**Exercise details:** Write out every line of the material as it stands, apart from the pictures.

**Recorded data:**
——
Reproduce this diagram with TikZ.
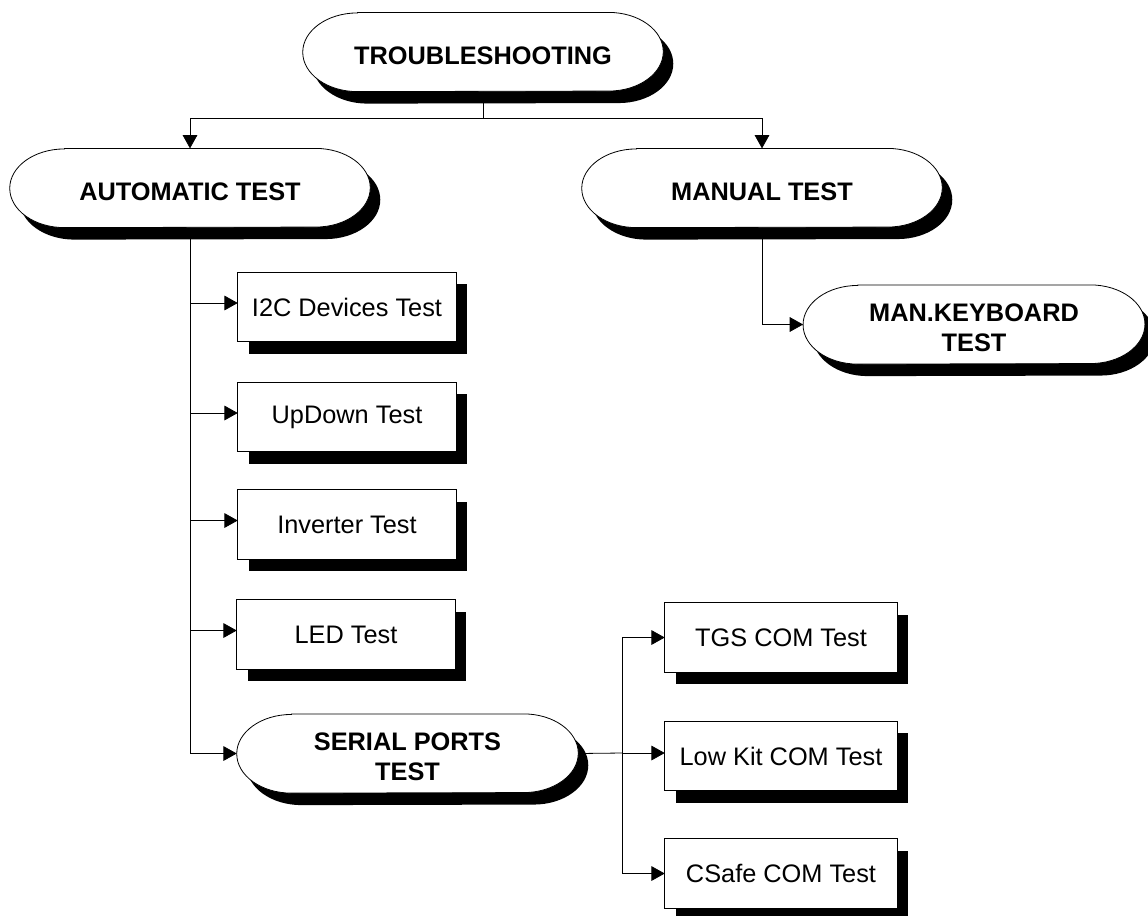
\documentclass[tikz,border=0pt]{standalone}
\usepackage{fontspec}
\setmainfont{Liberation Sans}
\usetikzlibrary{arrows.meta,backgrounds}

% rectangle with a solid drop shadow
\newcommand\shadowbox[1]{%
  \fill ([xshift=8.25pt,yshift=-9pt]#1.south west) rectangle ([xshift=8.25pt,yshift=-9pt]#1.north east);
  \draw[fill=white,line width=0.6pt] (#1.south west) rectangle (#1.north east);}

% flat-sided oval with elliptical ends and a solid drop shadow
\newcommand\shadowoval[1]{%
  \fill ([xshift=48.5pt,yshift=-9pt]#1.north west) -- ([xshift=-33.5pt,yshift=-9pt]#1.north east)
    arc[start angle=90,end angle=-90,x radius=41pt,y radius=29.5pt]
    -- ([xshift=48.5pt,yshift=-9pt]#1.south west)
    arc[start angle=270,end angle=90,x radius=41pt,y radius=29.5pt] -- cycle;
  \draw[fill=white,line width=0.6pt] ([xshift=41pt]#1.north west) -- ([xshift=-41pt]#1.north east)
    arc[start angle=90,end angle=-90,x radius=41pt,y radius=29.5pt]
    -- ([xshift=41pt]#1.south west)
    arc[start angle=270,end angle=90,x radius=41pt,y radius=29.5pt] -- cycle;}

% heading text, set a little below the middle of its oval
\newcommand\headtext[1]{\raisebox{-4.5pt}[\height][\depth]{\begin{tabular}{@{}c@{}}#1\end{tabular}}}

\tikzset{
  label font/.style={font=\fontsize{19}{22.5}\selectfont},
  testbox/.style={label font, inner sep=0pt, minimum width=163.5pt, minimum height=51.75pt},
  combox/.style={label font, inner sep=0pt, minimum width=174pt, minimum height=51.75pt},
  ovalnode/.style={font=\fontsize{19}{22.5}\selectfont\bfseries, inner sep=0pt,
    minimum height=59pt},
  link/.style={line width=0.6pt},
  arr/.style={link, -{Triangle[length=10pt,width=11pt]}},
}

\begin{document}
\begin{tikzpicture}[x=0.75pt,y=0.75pt]
\useasboundingbox (0,0) rectangle (1148,-915);

% main headings
\node[ovalnode, minimum width=270pt] (ts) at (483,-52) {\headtext{TROUBLESHOOTING}};
\node[ovalnode, minimum width=270pt] (auto) at (190,-188) {\headtext{AUTOMATIC TEST}};
\node[ovalnode, minimum width=270pt] (man) at (762,-188) {\headtext{MANUAL TEST}};
\node[ovalnode, minimum width=256pt] (kb) at (974,-324.5) {\headtext{MAN.KEYBOARD\\TEST}};

% automatic tests
\node[testbox] (i2c) at (347,-307) {I2C Devices Test};
\node[testbox] (updown) at (347,-417) {UpDown Test};
\node[testbox] (inverter) at (347,-524.5) {Inverter Test};
\node[testbox] (led) at (346,-634.5) {LED Test};
\node[ovalnode, minimum width=255.75pt] (serial) at (407.5,-753.5) {\headtext{SERIAL PORTS\\TEST}};

% serial port tests
\node[combox] (tgs) at (781,-637.5) {TGS COM Test};
\node[combox] (lowkit) at (781,-756) {Low Kit COM Test};
\node[combox] (csafe) at (781,-873.5) {CSafe COM Test};

\begin{scope}[on background layer]
  \shadowoval{ts}
  \shadowoval{auto}
  \shadowoval{man}
  \shadowoval{kb}
  \shadowoval{serial}
  \shadowbox{i2c}
  \shadowbox{updown}
  \shadowbox{inverter}
  \shadowbox{led}
  \shadowbox{tgs}
  \shadowbox{lowkit}
  \shadowbox{csafe}
\end{scope}

% connectors
\coordinate (split) at (483,-118);
\draw[link] (ts.south) -- (split);
\draw[arr] (split) -| (auto.north);
\draw[arr] (split) -| (man.north);

\draw[arr] (auto.south) |- (serial.west);
\draw[arr] ([yshift=3pt]i2c.west -| auto.south) -- ([yshift=3pt]i2c.west);
\draw[arr] ([yshift=3pt]updown.west -| auto.south) -- ([yshift=3pt]updown.west);
\draw[arr] ([yshift=3pt]inverter.west -| auto.south) -- ([yshift=3pt]inverter.west);
\draw[arr] ([yshift=3pt]led.west -| auto.south) -- ([yshift=3pt]led.west);

\draw[arr] (man.south) |- (kb.west);

\coordinate (sp) at (622,-753);
\draw[link] (serial.east) -- (sp);
\draw[arr] (sp) |- (tgs.west);
\draw[arr] (sp) -- (sp -| lowkit.west);
\draw[arr] (sp) |- (csafe.west);
\end{tikzpicture}
\end{document}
——
**Exercise output:**
Reproduce this diagram with TikZ.
\documentclass[tikz,border=0pt]{standalone}
\usepackage{fontspec}
\setmainfont{Liberation Sans}
\usetikzlibrary{arrows.meta,backgrounds}

% rectangle with a solid drop shadow
\newcommand\shadowbox[1]{%
  \fill ([xshift=8.25pt,yshift=-9pt]#1.south west) rectangle ([xshift=8.25pt,yshift=-9pt]#1.north east);
  \draw[fill=white,line width=0.6pt] (#1.south west) rectangle (#1.north east);}

% flat-sided oval with elliptical ends and a solid drop shadow
\newcommand\shadowoval[1]{%
  \fill ([xshift=48.5pt,yshift=-9pt]#1.north west) -- ([xshift=-33.5pt,yshift=-9pt]#1.north east)
    arc[start angle=90,end angle=-90,x radius=41pt,y radius=29.5pt]
    -- ([xshift=48.5pt,yshift=-9pt]#1.south west)
    arc[start angle=270,end angle=90,x radius=41pt,y radius=29.5pt] -- cycle;
  \draw[fill=white,line width=0.6pt] ([xshift=41pt]#1.north west) -- ([xshift=-41pt]#1.north east)
    arc[start angle=90,end angle=-90,x radius=41pt,y radius=29.5pt]
    -- ([xshift=41pt]#1.south west)
    arc[start angle=270,end angle=90,x radius=41pt,y radius=29.5pt] -- cycle;}

% heading text, set a little below the middle of its oval
\newcommand\headtext[1]{\raisebox{-4.5pt}[\height][\depth]{\begin{tabular}{@{}c@{}}#1\end{tabular}}}

\tikzset{
  label font/.style={font=\fontsize{19}{22.5}\selectfont},
  testbox/.style={label font, inner sep=0pt, minimum width=163.5pt, minimum height=51.75pt},
  combox/.style={label font, inner sep=0pt, minimum width=174pt, minimum height=51.75pt},
  ovalnode/.style={font=\fontsize{19}{22.5}\selectfont\bfseries, inner sep=0pt,
    minimum height=59pt},
  link/.style={line width=0.6pt},
  arr/.style={link, -{Triangle[length=10pt,width=11pt]}},
}

\begin{document}
\begin{tikzpicture}[x=0.75pt,y=0.75pt]
\useasboundingbox (0,0) rectangle (1148,-915);

% main headings
\node[ovalnode, minimum width=270pt] (ts) at (483,-52) {\headtext{TROUBLESHOOTING}};
\node[ovalnode, minimum width=270pt] (auto) at (190,-188) {\headtext{AUTOMATIC TEST}};
\node[ovalnode, minimum width=270pt] (man) at (762,-188) {\headtext{MANUAL TEST}};
\node[ovalnode, minimum width=256pt] (kb) at (974,-324.5) {\headtext{MAN.KEYBOARD\\TEST}};

% automatic tests
\node[testbox] (i2c) at (347,-307) {I2C Devices Test};
\node[testbox] (updown) at (347,-417) {UpDown Test};
\node[testbox] (inverter) at (347,-524.5) {Inverter Test};
\node[testbox] (led) at (346,-634.5) {LED Test};
\node[ovalnode, minimum width=255.75pt] (serial) at (407.5,-753.5) {\headtext{SERIAL PORTS\\TEST}};

% serial port tests
\node[combox] (tgs) at (781,-637.5) {TGS COM Test};
\node[combox] (lowkit) at (781,-756) {Low Kit COM Test};
\node[combox] (csafe) at (781,-873.5) {CSafe COM Test};

\begin{scope}[on background layer]
  \shadowoval{ts}
  \shadowoval{auto}
  \shadowoval{man}
  \shadowoval{kb}
  \shadowoval{serial}
  \shadowbox{i2c}
  \shadowbox{updown}
  \shadowbox{inverter}
  \shadowbox{led}
  \shadowbox{tgs}
  \shadowbox{lowkit}
  \shadowbox{csafe}
\end{scope}

% connectors
\coordinate (split) at (483,-118);
\draw[link] (ts.south) -- (split);
\draw[arr] (split) -| (auto.north);
\draw[arr] (split) -| (man.north);

\draw[arr] (auto.south) |- (serial.west);
\draw[arr] ([yshift=3pt]i2c.west -| auto.south) -- ([yshift=3pt]i2c.west);
\draw[arr] ([yshift=3pt]updown.west -| auto.south) -- ([yshift=3pt]updown.west);
\draw[arr] ([yshift=3pt]inverter.west -| auto.south) -- ([yshift=3pt]inverter.west);
\draw[arr] ([yshift=3pt]led.west -| auto.south) -- ([yshift=3pt]led.west);

\draw[arr] (man.south) |- (kb.west);

\coordinate (sp) at (622,-753);
\draw[link] (serial.east) -- (sp);
\draw[arr] (sp) |- (tgs.west);
\draw[arr] (sp) -- (sp -| lowkit.west);
\draw[arr] (sp) |- (csafe.west);
\end{tikzpicture}
\end{document}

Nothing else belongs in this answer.